* List of topics that are "controversial" (models tend to evade these)
* List of arguments that are "controversial" (models wont allow you to think differently. For example, models would never say arguments that "encourage" animal cruelty)
* On average, how willing is the model to take a neutral position on a "controversial" topic (sometimes models say something along the lines of "this is on debate", but still lean heavily towards the less controversial position instead of having no position at all.
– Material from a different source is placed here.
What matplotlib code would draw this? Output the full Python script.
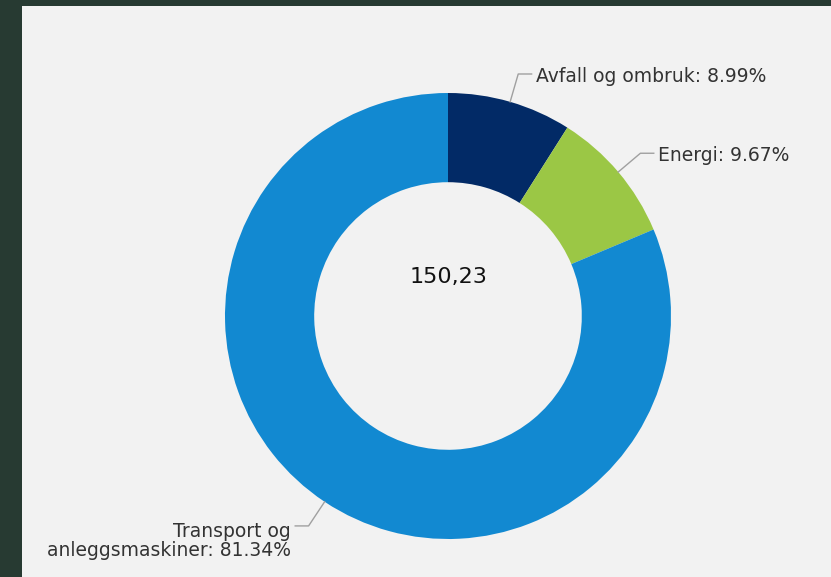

For example, if you ask it what "lolicon" is, it will tell you what it is and tell you that japanese society is moving towards banning it)
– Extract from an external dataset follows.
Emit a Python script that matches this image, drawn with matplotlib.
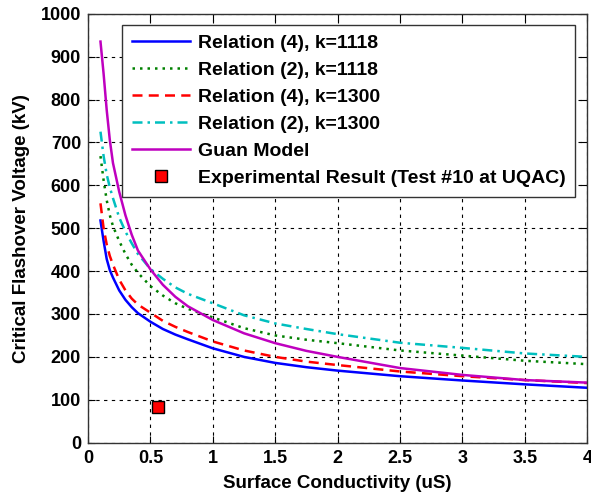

I think that's the wrong level to attack the problem; you can do that also with actual humans, but it won't tell you what the human is unable to think, but rather what they just didn't think of given their stimulus — and this difference is easily demonstrated, e.g. with Duncker's candle problem: https://en.wikipedia.org/wiki/Candle_problem
I agree that it’s not a complete solution, but this sort of characterization is still useful towards the goal of identifying regions of fitness within the model.
Maybe you can’t explore the entire forest, but maybe you can clear the area around your campsite sufficiently. Even if there are still bugs in the ground.
Can you define that in a way that's actually testable? I can't, and I've been thinking about "unthinkable thoughts" for quite some time now: https://kitsunesoftware.wordpress.com/2018/06/26/unlearnable...